On the bowling front, our attack seems threadbare and filled with a variety of medium to fast medium pie chuckers. I agree Praveen can be dangerous at times and Zaheer is a decent bowler. Maybe the standard of bowling has fallen because the bowlers of the past eras seemed far superior. Each Indian medium pacer (I apologize for referring to them as fast bowlers earlier! :-) ) averages 30+ which is really not acceptable. Every team has atleast 1 bowler in the mid twenties except for us.

Nathan said...

"I think, in my infinite ignorance, that we should have beat you comfortably. I rest my case."

Well, at the very least, the bookies were siding with you on this one in each of the games. I think we can safely say India was the side that opened the window for the Australians. That said, not many teams could have taken advantage of that window.

straight point said...

lots of our decisions are made coz we have got 'fixed' team... like for example... i know dhoni had made some decision better had bhajji been in good form with bowl...

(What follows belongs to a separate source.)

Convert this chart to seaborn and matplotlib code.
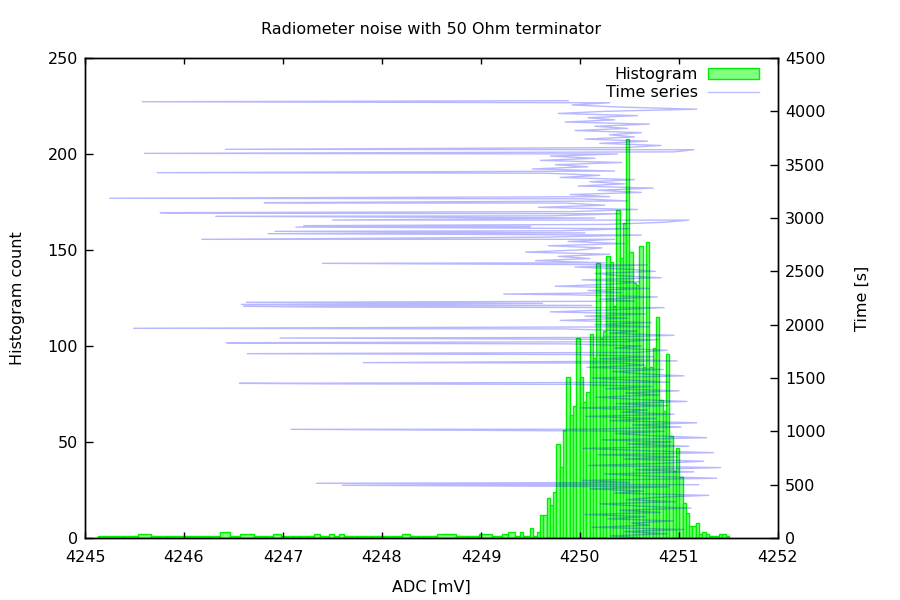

nathan... fair comment... :)

Homer said...


Everyone is a horticulturist when the results dont match expectations. And everyone is a pie chucker.

But this very set won you 6 series on the trot so there has to be something going for them..
Regarding Sehwag, it is not a critique of him per se, but a pointer to what went wrong..

And for all the complaints of our bench strength, I will take it anyday, any time.